Zum Schluss bleibt festzuhalten: die Aggression des türkischen Staates unter der Schirmherrschaft seiner deutscher, amerikanischen und arabischen Waffenbrüder muss unverzüglich aufhören, eine weltpolitische Konfrontation zwischen der NATO und Russland darf es unter keinen Umständen geben, die Bundesrepublik Deutschland und ihre herrschende Klasse unterstützen und befeuern die Eskalation um Idlib – dies muss ein Ende haben -, die Wirtschaftssanktionen gegen das syrische Volk sind ein Menschheitsverbrechen und die geheuchelte Solidarität durch die deutschen Politiker muss entlarvt, entkräftet und beendet werden.

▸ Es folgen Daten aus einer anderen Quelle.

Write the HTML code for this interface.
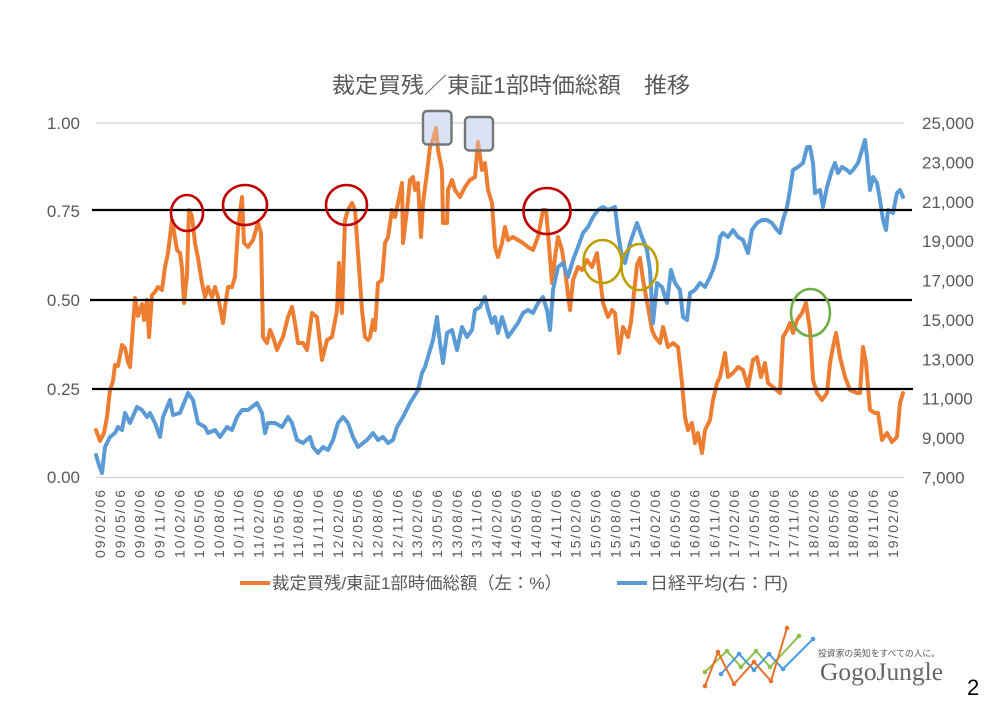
<!DOCTYPE html>
<html><head><meta charset="utf-8"><style>
html,body{margin:0;padding:0;background:#fff;}
svg{display:block;font-family:"Liberation Sans","Noto Sans CJK JP",sans-serif;}
</style></head><body>
<svg width="1001" height="706" viewBox="0 0 1001 706" xmlns="http://www.w3.org/2000/svg">
<rect width="1001" height="706" fill="#fff"/>
<text x="332" y="93" font-size="22" fill="#595959" textLength="358" lengthAdjust="spacingAndGlyphs" xml:space="preserve">裁定買残／東証1部時価総額　推移</text>

<line x1="96" y1="123" x2="904" y2="123" stroke="#d9d9d9" stroke-width="1.5"/>
<line x1="96" y1="477.5" x2="904" y2="477.5" stroke="#d9d9d9" stroke-width="1.5"/>

<g font-size="17" fill="#595959" text-anchor="end">
<text x="80" y="129">1.00</text>
<text x="80" y="217">0.75</text>
<text x="80" y="306">0.50</text>
<text x="80" y="395">0.25</text>
<text x="80" y="483">0.00</text>
</g>
<g font-size="17" fill="#595959">
<text x="922" y="129">25,000</text>
<text x="922" y="168.4">23,000</text>
<text x="922" y="207.8">21,000</text>
<text x="922" y="247.2">19,000</text>
<text x="922" y="286.6">17,000</text>
<text x="922" y="326">15,000</text>
<text x="922" y="365.3">13,000</text>
<text x="922" y="404.7">11,000</text>
<text x="922" y="444.1">9,000</text>
<text x="922" y="483.5">7,000</text>
</g>

<rect x="423" y="111" width="28.5" height="33.5" rx="4" fill="#dae3f3"/>
<rect x="465" y="117" width="28" height="33.5" rx="4" fill="#dae3f3"/>

<polyline fill="none" stroke="#ed7d31" stroke-width="4" stroke-linejoin="round" stroke-linecap="round" points="96,430 100,441 104,433 107,417 110,390 113,381 115,365 118,366 122,345 125,348 128,362 130,367 135,298 138,316 142,304 144,320 147,300 149,337 152,295 155,292 158,287 162,290 165,267 168,253 172,220 175,238 177,250 180,253 182,268 184,303 187,275 189,210 192,216 195,243 198,258 202,283 205,297 208,287 212,297 215,287 218,297 223,323 225,307 228,287 232,287 235,277 238,230 242,197 244,243 248,247 253,240 258,223 261,233 263,337 267,343 270,330 273,337 277,350 280,343 283,337 288,317 292,307 295,323 298,343 303,343 307,350 312,313 317,317 322,360 327,340 332,337 337,310 339,263 342,313 345,220 348,210 352,203 355,210 358,253 362,310 365,337 368,340 370,337 373,320 375,330 378,283 382,280 385,243 388,237 392,210 395,217 398,203 402,183 403,243 407,210 410,180 413,177 415,190 418,183 421,237 423,203 427,173 430,147 433,140 436,128 438,150 442,170 443,223 447,223 448,190 452,180 455,190 460,197 465,187 470,180 475,177 478,142 482,170 485,163 488,190 492,203 495,247 498,257 502,243 505,227 508,240 513,237 518,240 523,243 528,247 533,250 538,237 543,210 546,210 548,233 552,283 555,257 558,237 562,250 565,270 570,310 573,280 578,267 582,270 587,260 592,267 597,253 600,277 603,303 608,317 612,310 615,313 619,353 623,327 628,337 631,322 634,293 637,265 640,258 643,280 648,307 652,330 655,337 660,343 663,327 668,347 673,343 678,347 682,383 685,417 688,430 692,423 695,443 698,433 702,453 705,430 710,420 713,400 717,383 720,377 725,353 728,377 733,373 738,367 743,370 748,387 753,360 757,357 761,377 765,363 768,383 773,387 780,393 783,337 787,330 790,323 793,333 797,320 802,313 806,303 810,330 813,380 817,393 822,400 827,393 830,363 833,347 836,333 840,357 845,377 850,390 857,393 860,393 863,347 866,363 870,410 875,413 878,413 882,440 887,433 892,442 897,437 900,403 903,393"/>

<polyline fill="none" stroke="#5b9bd5" stroke-width="4" stroke-linejoin="round" stroke-linecap="round" points="96,455 99,465 102,473 105,447 110,437 115,433 118,427 122,430 125,413 130,423 137,407 142,410 147,417 150,413 155,423 160,437 163,417 170,400 173,415 180,413 188,393 193,400 198,423 205,427 208,433 215,430 220,437 227,427 232,430 237,417 242,410 248,410 257,403 262,413 265,433 268,423 275,423 282,427 288,417 292,423 297,440 303,443 310,437 313,447 318,453 323,447 328,450 333,440 338,423 343,417 348,423 353,437 358,447 363,443 367,440 373,433 378,440 383,437 388,443 393,440 397,427 403,417 410,403 418,390 422,373 425,367 430,350 433,340 437,317 440,343 443,363 447,333 452,330 457,350 462,327 467,337 472,330 475,310 480,307 485,297 488,310 492,323 495,317 498,333 502,317 505,327 508,337 513,330 518,323 523,313 528,310 533,313 538,303 543,297 547,310 550,330 553,290 558,267 563,263 568,277 573,260 578,247 583,233 588,227 593,217 598,210 603,207 608,210 615,207 618,233 622,257 625,263 630,243 637,223 642,237 647,250 650,270 653,323 657,283 662,287 667,303 671,270 675,283 680,290 683,317 687,320 690,293 695,290 700,283 705,287 710,277 713,270 717,257 720,237 723,233 728,237 733,230 738,237 743,240 748,253 752,230 757,223 762,220 767,220 772,223 777,230 780,233 783,220 787,207 790,190 793,170 798,167 803,163 807,147 810,147 813,163 815,193 820,190 823,207 827,187 832,170 835,163 838,173 842,167 847,170 850,173 853,170 858,163 862,150 865,140 867,157 870,190 873,177 877,183 880,200 883,220 886,230 888,210 893,213 897,193 900,190 903,197"/>

<line x1="92" y1="210" x2="912" y2="210" stroke="#000" stroke-width="2.2"/>
<line x1="90" y1="300" x2="912" y2="300" stroke="#000" stroke-width="2.2"/>
<line x1="92" y1="389" x2="913" y2="389" stroke="#000" stroke-width="2.2"/>

<rect x="423" y="111" width="28.5" height="33.5" rx="4" fill="#dae3f3" fill-opacity="0.35" stroke="#767676" stroke-width="2.4"/>
<rect x="465" y="117" width="28" height="33.5" rx="4" fill="#dae3f3" fill-opacity="0.35" stroke="#767676" stroke-width="2.4"/>

<g fill="none" stroke-width="2.6">
<ellipse cx="187" cy="213" rx="16" ry="18" stroke="#c00000"/>
<ellipse cx="245" cy="205" rx="22" ry="20" stroke="#c00000"/>
<ellipse cx="346.5" cy="205" rx="20.5" ry="20" stroke="#c00000"/>
<ellipse cx="547" cy="211" rx="23.5" ry="23" stroke="#c00000"/>
<ellipse cx="602.5" cy="261.5" rx="19" ry="21.5" stroke="#bf9f00"/>
<ellipse cx="639.5" cy="267" rx="18" ry="23" stroke="#bf9f00"/>
<ellipse cx="810.5" cy="312.5" rx="19.5" ry="23.5" stroke="#70ad47"/>
</g>

<g font-size="14" fill="#595959" text-anchor="end">
<text transform="translate(105,490) rotate(-90)" textLength="68" lengthAdjust="spacing">09/02/06</text>
<text transform="translate(124.82,490) rotate(-90)" textLength="68" lengthAdjust="spacing">09/05/06</text>
<text transform="translate(144.64,490) rotate(-90)" textLength="68" lengthAdjust="spacing">09/08/06</text>
<text transform="translate(164.46,490) rotate(-90)" textLength="68" lengthAdjust="spacing">09/11/06</text>
<text transform="translate(184.28,490) rotate(-90)" textLength="68" lengthAdjust="spacing">10/02/06</text>
<text transform="translate(204.1,490) rotate(-90)" textLength="68" lengthAdjust="spacing">10/05/06</text>
<text transform="translate(223.92,490) rotate(-90)" textLength="68" lengthAdjust="spacing">10/08/06</text>
<text transform="translate(243.74,490) rotate(-90)" textLength="68" lengthAdjust="spacing">10/11/06</text>
<text transform="translate(263.56,490) rotate(-90)" textLength="68" lengthAdjust="spacing">11/02/06</text>
<text transform="translate(283.38,490) rotate(-90)" textLength="68" lengthAdjust="spacing">11/05/06</text>
<text transform="translate(303.2,490) rotate(-90)" textLength="68" lengthAdjust="spacing">11/08/06</text>
<text transform="translate(323.02,490) rotate(-90)" textLength="68" lengthAdjust="spacing">11/11/06</text>
<text transform="translate(342.84,490) rotate(-90)" textLength="68" lengthAdjust="spacing">12/02/06</text>
<text transform="translate(362.66,490) rotate(-90)" textLength="68" lengthAdjust="spacing">12/05/06</text>
<text transform="translate(382.48,490) rotate(-90)" textLength="68" lengthAdjust="spacing">12/08/06</text>
<text transform="translate(402.3,490) rotate(-90)" textLength="68" lengthAdjust="spacing">12/11/06</text>
<text transform="translate(422.12,490) rotate(-90)" textLength="68" lengthAdjust="spacing">13/02/06</text>
<text transform="translate(441.94,490) rotate(-90)" textLength="68" lengthAdjust="spacing">13/05/06</text>
<text transform="translate(461.76,490) rotate(-90)" textLength="68" lengthAdjust="spacing">13/08/06</text>
<text transform="translate(481.58,490) rotate(-90)" textLength="68" lengthAdjust="spacing">13/11/06</text>
<text transform="translate(501.4,490) rotate(-90)" textLength="68" lengthAdjust="spacing">14/02/06</text>
<text transform="translate(521.22,490) rotate(-90)" textLength="68" lengthAdjust="spacing">14/05/06</text>
<text transform="translate(541.04,490) rotate(-90)" textLength="68" lengthAdjust="spacing">14/08/06</text>
<text transform="translate(560.86,490) rotate(-90)" textLength="68" lengthAdjust="spacing">14/11/06</text>
<text transform="translate(580.68,490) rotate(-90)" textLength="68" lengthAdjust="spacing">15/02/06</text>
<text transform="translate(600.5,490) rotate(-90)" textLength="68" lengthAdjust="spacing">15/05/06</text>
<text transform="translate(620.32,490) rotate(-90)" textLength="68" lengthAdjust="spacing">15/08/06</text>
<text transform="translate(640.14,490) rotate(-90)" textLength="68" lengthAdjust="spacing">15/11/06</text>
<text transform="translate(659.96,490) rotate(-90)" textLength="68" lengthAdjust="spacing">16/02/06</text>
<text transform="translate(679.78,490) rotate(-90)" textLength="68" lengthAdjust="spacing">16/05/06</text>
<text transform="translate(699.6,490) rotate(-90)" textLength="68" lengthAdjust="spacing">16/08/06</text>
<text transform="translate(719.42,490) rotate(-90)" textLength="68" lengthAdjust="spacing">16/11/06</text>
<text transform="translate(739.24,490) rotate(-90)" textLength="68" lengthAdjust="spacing">17/02/06</text>
<text transform="translate(759.06,490) rotate(-90)" textLength="68" lengthAdjust="spacing">17/05/06</text>
<text transform="translate(778.88,490) rotate(-90)" textLength="68" lengthAdjust="spacing">17/08/06</text>
<text transform="translate(798.7,490) rotate(-90)" textLength="68" lengthAdjust="spacing">17/11/06</text>
<text transform="translate(818.52,490) rotate(-90)" textLength="68" lengthAdjust="spacing">18/02/06</text>
<text transform="translate(838.34,490) rotate(-90)" textLength="68" lengthAdjust="spacing">18/05/06</text>
<text transform="translate(858.16,490) rotate(-90)" textLength="68" lengthAdjust="spacing">18/08/06</text>
<text transform="translate(877.98,490) rotate(-90)" textLength="68" lengthAdjust="spacing">18/11/06</text>
<text transform="translate(897.8,490) rotate(-90)" textLength="68" lengthAdjust="spacing">19/02/06</text>
</g>

<line x1="240" y1="583" x2="270" y2="583" stroke="#ed7d31" stroke-width="4"/>
<text x="272" y="589" font-size="17" fill="#595959" textLength="290" lengthAdjust="spacingAndGlyphs">裁定買残/東証1部時価総額（左：%）</text>
<line x1="617" y1="583" x2="647" y2="583" stroke="#5b9bd5" stroke-width="4"/>
<text x="650" y="589" font-size="17" fill="#595959" textLength="138" lengthAdjust="spacingAndGlyphs">日経平均(右：円)</text>

<g stroke-width="2" fill="none">
<polyline stroke="#8dc04a" points="705,672 727,651 741,667 756,651 770,667 799,636"/>
<polyline stroke="#4a9be0" points="721,674 739,654 754,670 769,654 783,669 813,639"/>
<polyline stroke="#e8702a" points="705,686 718,652 734,684 754,662 771,681 787,628"/>
</g>
<g fill="#8dc04a"><circle cx="705" cy="672" r="2.3"/><circle cx="727" cy="651" r="2.3"/><circle cx="741" cy="667" r="2.3"/><circle cx="756" cy="651" r="2.3"/><circle cx="770" cy="667" r="2.3"/><circle cx="799" cy="636" r="2.3"/></g>
<g fill="#4a9be0"><circle cx="721" cy="674" r="2.3"/><circle cx="739" cy="654" r="2.3"/><circle cx="754" cy="670" r="2.3"/><circle cx="769" cy="654" r="2.3"/><circle cx="783" cy="669" r="2.3"/><circle cx="813" cy="639" r="2.3"/></g>
<g fill="#e8702a"><circle cx="705" cy="686" r="2.3"/><circle cx="718" cy="652" r="2.3"/><circle cx="734" cy="684" r="2.3"/><circle cx="754" cy="662" r="2.3"/><circle cx="771" cy="681" r="2.3"/><circle cx="787" cy="628" r="2.3"/></g>
<text x="818" y="656.5" font-size="9" fill="#595959" textLength="122" lengthAdjust="spacingAndGlyphs">投資家の英知をすべての人に。</text>
<text x="820" y="680" font-family="Liberation Serif, serif" font-size="25" fill="#666" textLength="123" lengthAdjust="spacingAndGlyphs">GogoJungle</text>
<text x="967" y="695" font-size="22" fill="#000">2</text>
</svg>
</body></html>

Es bleibt unsere Aufgabe, dagegen auf die Straße zu gehen und unseren Protest klar und deutlich zu artikulieren! Deshalb:
- Stoppt die deutsche Kriegsbeteiligung!
- Gemeinsam gegen die Kriegspolitik mit Syrien!
- Gegen jede militärische Intervention, Frieden mit Syrien, Russland und Iran!